Thursday, July 13, 2006

Why a Ph.D. takes so long...

Back when I was in Sheffield I remember at a seminar Prof. Loveday Alexander mentioned how she thought that the proper paradigm for the parting of the ways was mostly captured by Boyarin's account. I sat there and nodded my head, as I often do when things only partially register, whilst my brain raced trying desperately to connect the name Boyarin with the books that I had recently read. I had remembered one on Intertextuality and Midrash, and perhaps something about a radical Jew, but nothing on Christian origins. So I determined to find Boyarin's book on Christian origins, as soon as the seminar was over, but I suspect the sirens at the Devonshire Cat were calling that day, and by the second pint all thoughts of getting any serious work done were well behind me.

Well good news I have finally tracked down Boyarin's book on the subject, it only took me two years. Who said efficiency is part of the Ph.D. process anyway? Well I plan on posting some thoughts on the parting of the ways after I tuck into this little gem.

Oh, you just want me to give up the name of the book when I worked so hard for it!

Ok then I am feeling nice:


Anonymous said...

Why do you talk so much about alcohol? I understand it is not a sin to drink, but your comment about not being able to get serious after two pints makes it sound like you were "drunk with wine" which clearly is sin. I read your site often as well as some other "academic" sights, and it just seems to me, I could be wrong here, that the more academic or intellectual you become, the less holy you become. I would be curious for your thoughts. Thank you.

metalepsis said...

Who said anything about alcohol? Everyone knows that the DevCat serves the best milk in all of Sheffield.

And after two pints of that wonderful nectar, not to mention all the cookies, one just can't get serious about the "parting of the ways".

I suggest for your own sanctification that you just quit the 'academic' sites all together. I know a couple of academics and they are a rowdy bunch, you wouldn't like them!

for what it is worth, peace...

Anonymous said...


It seems that I have offended you. That was never the intention. I offer my apology. But when a bottle of brew goes with your most recent posting and you talk about drinking "two pints" I would have thought the two were connected.

I grew up in Germany, so beer was a large part of our culture and even our family. But my father did a great job of reminding us kids that we were never to be drunk with wine.

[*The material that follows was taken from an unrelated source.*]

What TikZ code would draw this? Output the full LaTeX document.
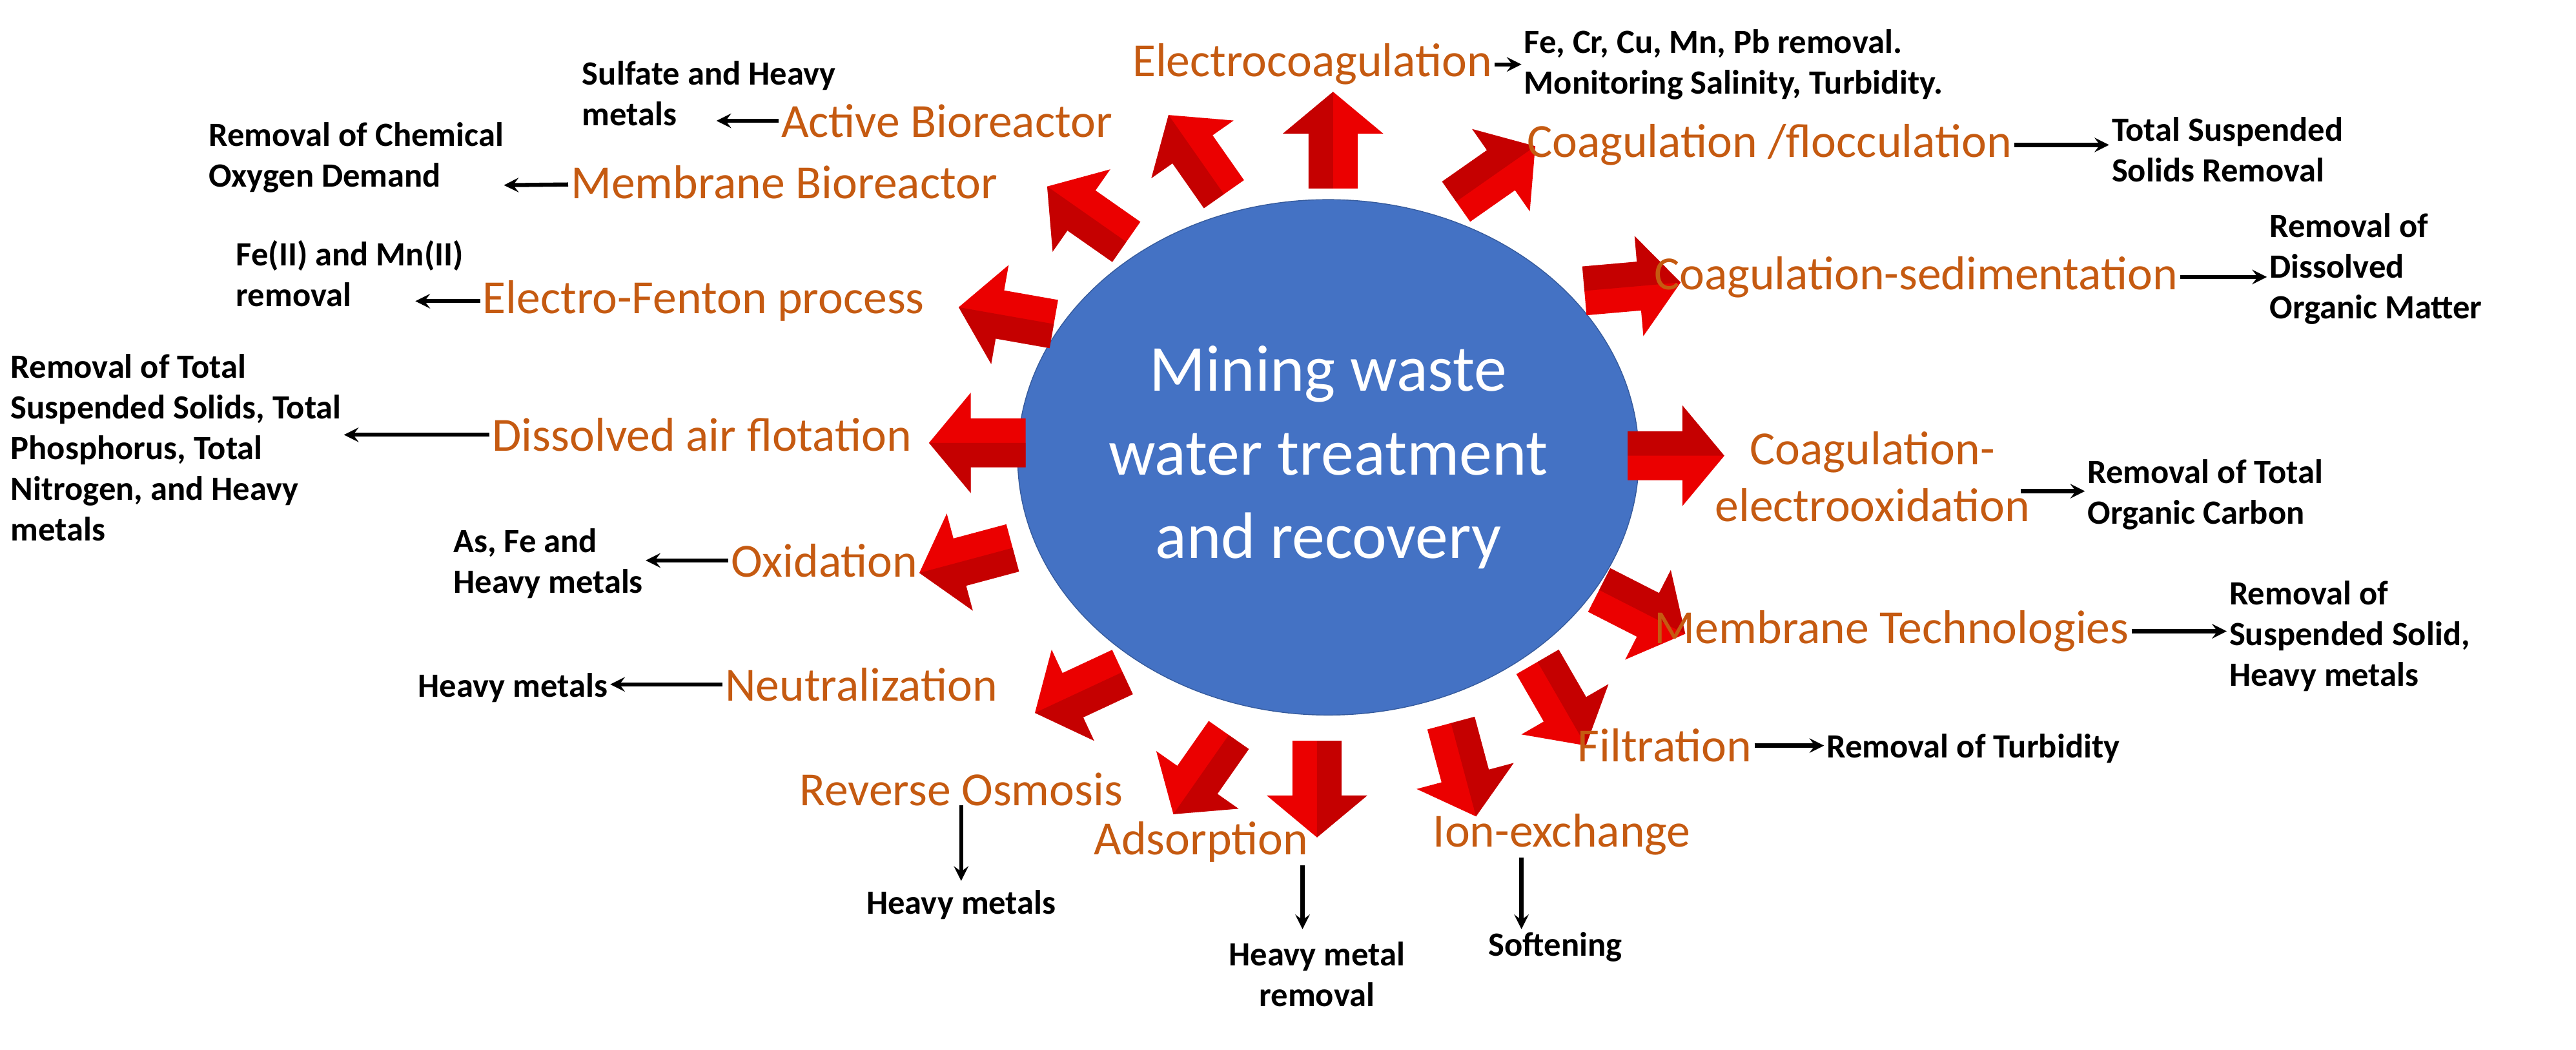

I will continue reading "academic" sights. I love to learn. I just see some inconsistencies some times that is all. I have really enjoyed your sight. Especially anything relating to Bono. I saw U2 in Belfast when I was in high school. I have never been the same.

Grace and Peace,


TheBlueRaja said...

You're not done with that thing yet? You should be writing a few books by now, and attending swanky signing parties with ethiopically malnutritioned models hanging about.

metalepsis said...

Sorry Ted, I meant no harm with my silly attempt at humor. And you did not offend me, but I really could not comment on how 'academics' relate to the holy.

Just know that the narrative I wrote of was more fictional truth, it was a way of conveying truth through a narrative; for heavens sake if I could really remember why I did not look up the Boyarin book, then I probably would have remembered to actually look it up.

I love Germany, and German beer too!

Thanks for reading Ted,



Michael F. Bird said...

Are you sure that this is the book by Boyarin on the POTW? He has another one on the Jewish-Christian partition.

metalepsis said...

Hey Mike!

He does have a work called "Border Lines: The Partition of Judaeo-Christianity (Divinations)"

I believe that this is a newer work that may build on the earlier work mentioned. But I am sure this is the work, the first chapter is very provacative and the second looks even better, I promise to post soon.